All of the material below is to be restated word for word, apart from the pictures.

*Collected data*.
● ● ● ● ● ● ●

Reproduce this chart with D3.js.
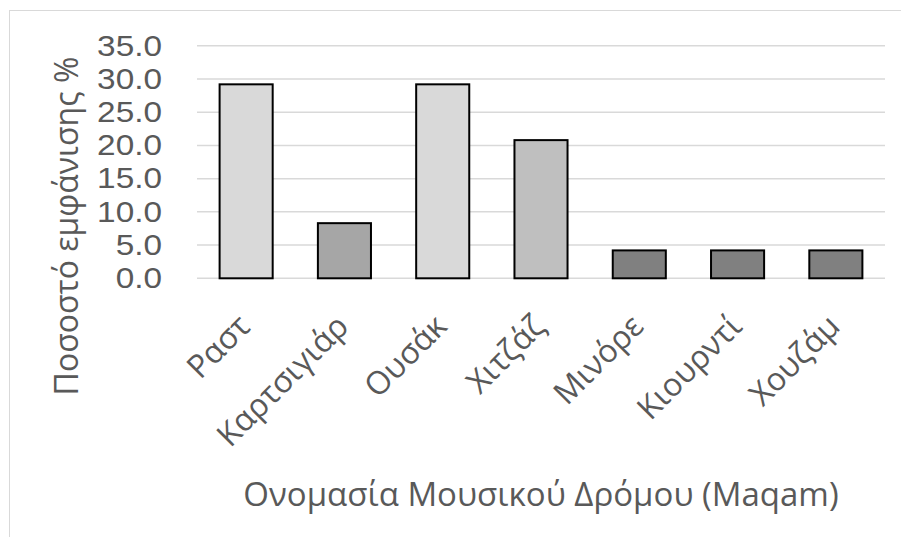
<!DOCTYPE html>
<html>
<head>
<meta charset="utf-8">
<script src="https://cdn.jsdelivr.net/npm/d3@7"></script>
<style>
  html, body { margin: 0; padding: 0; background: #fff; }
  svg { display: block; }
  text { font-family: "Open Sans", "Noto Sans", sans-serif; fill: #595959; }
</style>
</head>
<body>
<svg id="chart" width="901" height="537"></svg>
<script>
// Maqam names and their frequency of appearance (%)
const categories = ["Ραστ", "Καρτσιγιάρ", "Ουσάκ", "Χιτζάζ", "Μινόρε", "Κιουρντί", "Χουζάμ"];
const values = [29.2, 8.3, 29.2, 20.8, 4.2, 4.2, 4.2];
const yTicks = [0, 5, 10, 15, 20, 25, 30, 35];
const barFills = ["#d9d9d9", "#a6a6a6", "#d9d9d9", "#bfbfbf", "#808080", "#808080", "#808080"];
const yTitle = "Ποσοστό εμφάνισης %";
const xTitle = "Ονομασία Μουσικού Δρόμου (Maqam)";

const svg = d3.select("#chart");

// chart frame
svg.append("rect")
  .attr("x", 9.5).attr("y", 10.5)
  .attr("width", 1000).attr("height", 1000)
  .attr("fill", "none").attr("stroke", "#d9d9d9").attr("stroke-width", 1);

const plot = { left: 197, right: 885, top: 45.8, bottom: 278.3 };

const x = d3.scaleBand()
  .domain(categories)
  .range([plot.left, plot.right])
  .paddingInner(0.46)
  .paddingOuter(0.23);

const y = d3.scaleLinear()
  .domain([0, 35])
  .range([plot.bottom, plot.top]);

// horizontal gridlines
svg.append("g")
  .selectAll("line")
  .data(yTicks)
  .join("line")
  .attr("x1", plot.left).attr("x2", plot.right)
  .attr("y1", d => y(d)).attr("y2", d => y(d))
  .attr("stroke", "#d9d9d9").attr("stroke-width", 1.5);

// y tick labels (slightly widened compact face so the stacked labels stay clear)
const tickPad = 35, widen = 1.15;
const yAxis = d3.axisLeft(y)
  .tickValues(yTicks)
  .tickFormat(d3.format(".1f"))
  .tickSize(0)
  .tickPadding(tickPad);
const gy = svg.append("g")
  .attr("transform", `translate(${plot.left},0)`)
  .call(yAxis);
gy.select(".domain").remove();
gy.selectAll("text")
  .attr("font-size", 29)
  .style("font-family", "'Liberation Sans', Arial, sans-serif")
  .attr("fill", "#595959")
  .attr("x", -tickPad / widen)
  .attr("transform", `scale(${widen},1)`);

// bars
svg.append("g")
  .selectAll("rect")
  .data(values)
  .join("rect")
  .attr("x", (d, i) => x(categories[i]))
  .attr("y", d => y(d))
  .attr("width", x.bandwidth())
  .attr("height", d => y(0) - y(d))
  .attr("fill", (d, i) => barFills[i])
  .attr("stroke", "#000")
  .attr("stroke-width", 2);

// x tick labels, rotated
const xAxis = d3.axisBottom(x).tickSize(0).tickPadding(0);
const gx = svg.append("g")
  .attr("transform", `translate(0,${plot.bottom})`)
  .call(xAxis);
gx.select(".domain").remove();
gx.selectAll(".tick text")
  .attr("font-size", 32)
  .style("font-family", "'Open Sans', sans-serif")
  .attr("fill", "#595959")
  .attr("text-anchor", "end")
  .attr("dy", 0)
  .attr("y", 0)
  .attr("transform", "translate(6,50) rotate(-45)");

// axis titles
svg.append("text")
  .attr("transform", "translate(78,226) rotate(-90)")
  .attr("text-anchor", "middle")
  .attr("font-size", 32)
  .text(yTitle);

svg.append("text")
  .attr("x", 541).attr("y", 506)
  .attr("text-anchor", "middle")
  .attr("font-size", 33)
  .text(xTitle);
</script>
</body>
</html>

● ● ● ● ● ● ●

*Written response*.
Reproduce this chart with D3.js.
<!DOCTYPE html>
<html>
<head>
<meta charset="utf-8">
<script src="https://cdn.jsdelivr.net/npm/d3@7"></script>
<style>
  html, body { margin: 0; padding: 0; background: #fff; }
  svg { display: block; }
  text { font-family: "Open Sans", "Noto Sans", sans-serif; fill: #595959; }
</style>
</head>
<body>
<svg id="chart" width="901" height="537"></svg>
<script>
// Maqam names and their frequency of appearance (%)
const categories = ["Ραστ", "Καρτσιγιάρ", "Ουσάκ", "Χιτζάζ", "Μινόρε", "Κιουρντί", "Χουζάμ"];
const values = [29.2, 8.3, 29.2, 20.8, 4.2, 4.2, 4.2];
const yTicks = [0, 5, 10, 15, 20, 25, 30, 35];
const barFills = ["#d9d9d9", "#a6a6a6", "#d9d9d9", "#bfbfbf", "#808080", "#808080", "#808080"];
const yTitle = "Ποσοστό εμφάνισης %";
const xTitle = "Ονομασία Μουσικού Δρόμου (Maqam)";

const svg = d3.select("#chart");

// chart frame
svg.append("rect")
  .attr("x", 9.5).attr("y", 10.5)
  .attr("width", 1000).attr("height", 1000)
  .attr("fill", "none").attr("stroke", "#d9d9d9").attr("stroke-width", 1);

const plot = { left: 197, right: 885, top: 45.8, bottom: 278.3 };

const x = d3.scaleBand()
  .domain(categories)
  .range([plot.left, plot.right])
  .paddingInner(0.46)
  .paddingOuter(0.23);

const y = d3.scaleLinear()
  .domain([0, 35])
  .range([plot.bottom, plot.top]);

// horizontal gridlines
svg.append("g")
  .selectAll("line")
  .data(yTicks)
  .join("line")
  .attr("x1", plot.left).attr("x2", plot.right)
  .attr("y1", d => y(d)).attr("y2", d => y(d))
  .attr("stroke", "#d9d9d9").attr("stroke-width", 1.5);

// y tick labels (slightly widened compact face so the stacked labels stay clear)
const tickPad = 35, widen = 1.15;
const yAxis = d3.axisLeft(y)
  .tickValues(yTicks)
  .tickFormat(d3.format(".1f"))
  .tickSize(0)
  .tickPadding(tickPad);
const gy = svg.append("g")
  .attr("transform", `translate(${plot.left},0)`)
  .call(yAxis);
gy.select(".domain").remove();
gy.selectAll("text")
  .attr("font-size", 29)
  .style("font-family", "'Liberation Sans', Arial, sans-serif")
  .attr("fill", "#595959")
  .attr("x", -tickPad / widen)
  .attr("transform", `scale(${widen},1)`);

// bars
svg.append("g")
  .selectAll("rect")
  .data(values)
  .join("rect")
  .attr("x", (d, i) => x(categories[i]))
  .attr("y", d => y(d))
  .attr("width", x.bandwidth())
  .attr("height", d => y(0) - y(d))
  .attr("fill", (d, i) => barFills[i])
  .attr("stroke", "#000")
  .attr("stroke-width", 2);

// x tick labels, rotated
const xAxis = d3.axisBottom(x).tickSize(0).tickPadding(0);
const gx = svg.append("g")
  .attr("transform", `translate(0,${plot.bottom})`)
  .call(xAxis);
gx.select(".domain").remove();
gx.selectAll(".tick text")
  .attr("font-size", 32)
  .style("font-family", "'Open Sans', sans-serif")
  .attr("fill", "#595959")
  .attr("text-anchor", "end")
  .attr("dy", 0)
  .attr("y", 0)
  .attr("transform", "translate(6,50) rotate(-45)");

// axis titles
svg.append("text")
  .attr("transform", "translate(78,226) rotate(-90)")
  .attr("text-anchor", "middle")
  .attr("font-size", 32)
  .text(yTitle);

svg.append("text")
  .attr("x", 541).attr("y", 506)
  .attr("text-anchor", "middle")
  .attr("font-size", 33)
  .text(xTitle);
</script>
</body>
</html>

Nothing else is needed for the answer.